• Given information:

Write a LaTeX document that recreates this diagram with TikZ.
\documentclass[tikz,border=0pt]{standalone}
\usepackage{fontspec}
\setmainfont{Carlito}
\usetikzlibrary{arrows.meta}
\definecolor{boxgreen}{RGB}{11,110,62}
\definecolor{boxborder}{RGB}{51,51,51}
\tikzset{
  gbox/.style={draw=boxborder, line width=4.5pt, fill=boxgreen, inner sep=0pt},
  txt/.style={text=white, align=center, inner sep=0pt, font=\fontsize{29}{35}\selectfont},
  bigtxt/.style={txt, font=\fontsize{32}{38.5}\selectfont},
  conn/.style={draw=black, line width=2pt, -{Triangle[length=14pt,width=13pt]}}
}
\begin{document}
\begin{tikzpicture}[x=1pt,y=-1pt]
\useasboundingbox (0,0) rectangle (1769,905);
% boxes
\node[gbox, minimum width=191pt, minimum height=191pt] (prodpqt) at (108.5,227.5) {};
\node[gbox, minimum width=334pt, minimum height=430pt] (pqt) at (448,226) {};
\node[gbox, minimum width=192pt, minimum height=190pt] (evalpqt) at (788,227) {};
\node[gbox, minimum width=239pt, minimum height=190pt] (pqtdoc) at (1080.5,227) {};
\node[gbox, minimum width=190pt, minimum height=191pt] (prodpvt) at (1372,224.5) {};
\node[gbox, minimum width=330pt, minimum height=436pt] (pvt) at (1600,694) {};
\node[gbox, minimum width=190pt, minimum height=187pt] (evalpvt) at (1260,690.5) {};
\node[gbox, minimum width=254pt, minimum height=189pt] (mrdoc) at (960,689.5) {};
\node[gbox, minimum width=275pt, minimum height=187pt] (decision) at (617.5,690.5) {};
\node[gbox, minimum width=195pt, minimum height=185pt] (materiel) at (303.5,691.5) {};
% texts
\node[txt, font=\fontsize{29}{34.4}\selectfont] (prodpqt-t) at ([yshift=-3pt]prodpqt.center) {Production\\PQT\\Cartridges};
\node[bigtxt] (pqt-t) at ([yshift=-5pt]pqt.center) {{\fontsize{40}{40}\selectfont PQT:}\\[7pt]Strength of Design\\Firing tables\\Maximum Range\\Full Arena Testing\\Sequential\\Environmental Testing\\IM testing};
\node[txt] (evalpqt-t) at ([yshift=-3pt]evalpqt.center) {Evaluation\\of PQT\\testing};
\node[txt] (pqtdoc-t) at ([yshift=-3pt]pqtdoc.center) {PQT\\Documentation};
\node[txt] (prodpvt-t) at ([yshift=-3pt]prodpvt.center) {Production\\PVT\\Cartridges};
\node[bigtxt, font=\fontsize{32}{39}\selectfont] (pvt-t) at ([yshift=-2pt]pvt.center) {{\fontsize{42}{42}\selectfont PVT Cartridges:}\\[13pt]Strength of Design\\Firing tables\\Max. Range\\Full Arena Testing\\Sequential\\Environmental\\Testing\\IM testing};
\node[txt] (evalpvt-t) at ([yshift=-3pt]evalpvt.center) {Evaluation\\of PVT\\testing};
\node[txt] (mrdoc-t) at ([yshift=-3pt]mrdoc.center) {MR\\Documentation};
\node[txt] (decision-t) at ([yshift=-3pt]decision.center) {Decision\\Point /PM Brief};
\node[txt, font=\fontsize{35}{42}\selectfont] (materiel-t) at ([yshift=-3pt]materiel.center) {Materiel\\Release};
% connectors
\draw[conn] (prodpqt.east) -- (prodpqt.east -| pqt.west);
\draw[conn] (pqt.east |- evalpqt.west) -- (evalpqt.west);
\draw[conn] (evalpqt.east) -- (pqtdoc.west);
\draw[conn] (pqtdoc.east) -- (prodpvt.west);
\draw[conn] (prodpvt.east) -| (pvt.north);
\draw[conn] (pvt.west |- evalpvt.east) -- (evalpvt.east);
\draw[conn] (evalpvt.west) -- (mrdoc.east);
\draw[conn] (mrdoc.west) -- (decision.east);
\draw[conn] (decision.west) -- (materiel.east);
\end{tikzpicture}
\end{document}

• To do:
Reproduce each line of the material above precisely.

• Answer to this task:
Write a LaTeX document that recreates this diagram with TikZ.
\documentclass[tikz,border=0pt]{standalone}
\usepackage{fontspec}
\setmainfont{Carlito}
\usetikzlibrary{arrows.meta}
\definecolor{boxgreen}{RGB}{11,110,62}
\definecolor{boxborder}{RGB}{51,51,51}
\tikzset{
  gbox/.style={draw=boxborder, line width=4.5pt, fill=boxgreen, inner sep=0pt},
  txt/.style={text=white, align=center, inner sep=0pt, font=\fontsize{29}{35}\selectfont},
  bigtxt/.style={txt, font=\fontsize{32}{38.5}\selectfont},
  conn/.style={draw=black, line width=2pt, -{Triangle[length=14pt,width=13pt]}}
}
\begin{document}
\begin{tikzpicture}[x=1pt,y=-1pt]
\useasboundingbox (0,0) rectangle (1769,905);
% boxes
\node[gbox, minimum width=191pt, minimum height=191pt] (prodpqt) at (108.5,227.5) {};
\node[gbox, minimum width=334pt, minimum height=430pt] (pqt) at (448,226) {};
\node[gbox, minimum width=192pt, minimum height=190pt] (evalpqt) at (788,227) {};
\node[gbox, minimum width=239pt, minimum height=190pt] (pqtdoc) at (1080.5,227) {};
\node[gbox, minimum width=190pt, minimum height=191pt] (prodpvt) at (1372,224.5) {};
\node[gbox, minimum width=330pt, minimum height=436pt] (pvt) at (1600,694) {};
\node[gbox, minimum width=190pt, minimum height=187pt] (evalpvt) at (1260,690.5) {};
\node[gbox, minimum width=254pt, minimum height=189pt] (mrdoc) at (960,689.5) {};
\node[gbox, minimum width=275pt, minimum height=187pt] (decision) at (617.5,690.5) {};
\node[gbox, minimum width=195pt, minimum height=185pt] (materiel) at (303.5,691.5) {};
% texts
\node[txt, font=\fontsize{29}{34.4}\selectfont] (prodpqt-t) at ([yshift=-3pt]prodpqt.center) {Production\\PQT\\Cartridges};
\node[bigtxt] (pqt-t) at ([yshift=-5pt]pqt.center) {{\fontsize{40}{40}\selectfont PQT:}\\[7pt]Strength of Design\\Firing tables\\Maximum Range\\Full Arena Testing\\Sequential\\Environmental Testing\\IM testing};
\node[txt] (evalpqt-t) at ([yshift=-3pt]evalpqt.center) {Evaluation\\of PQT\\testing};
\node[txt] (pqtdoc-t) at ([yshift=-3pt]pqtdoc.center) {PQT\\Documentation};
\node[txt] (prodpvt-t) at ([yshift=-3pt]prodpvt.center) {Production\\PVT\\Cartridges};
\node[bigtxt, font=\fontsize{32}{39}\selectfont] (pvt-t) at ([yshift=-2pt]pvt.center) {{\fontsize{42}{42}\selectfont PVT Cartridges:}\\[13pt]Strength of Design\\Firing tables\\Max. Range\\Full Arena Testing\\Sequential\\Environmental\\Testing\\IM testing};
\node[txt] (evalpvt-t) at ([yshift=-3pt]evalpvt.center) {Evaluation\\of PVT\\testing};
\node[txt] (mrdoc-t) at ([yshift=-3pt]mrdoc.center) {MR\\Documentation};
\node[txt] (decision-t) at ([yshift=-3pt]decision.center) {Decision\\Point /PM Brief};
\node[txt, font=\fontsize{35}{42}\selectfont] (materiel-t) at ([yshift=-3pt]materiel.center) {Materiel\\Release};
% connectors
\draw[conn] (prodpqt.east) -- (prodpqt.east -| pqt.west);
\draw[conn] (pqt.east |- evalpqt.west) -- (evalpqt.west);
\draw[conn] (evalpqt.east) -- (pqtdoc.west);
\draw[conn] (pqtdoc.east) -- (prodpvt.west);
\draw[conn] (prodpvt.east) -| (pvt.north);
\draw[conn] (pvt.west |- evalpvt.east) -- (evalpvt.east);
\draw[conn] (evalpvt.west) -- (mrdoc.east);
\draw[conn] (mrdoc.west) -- (decision.east);
\draw[conn] (decision.west) -- (materiel.east);
\end{tikzpicture}
\end{document}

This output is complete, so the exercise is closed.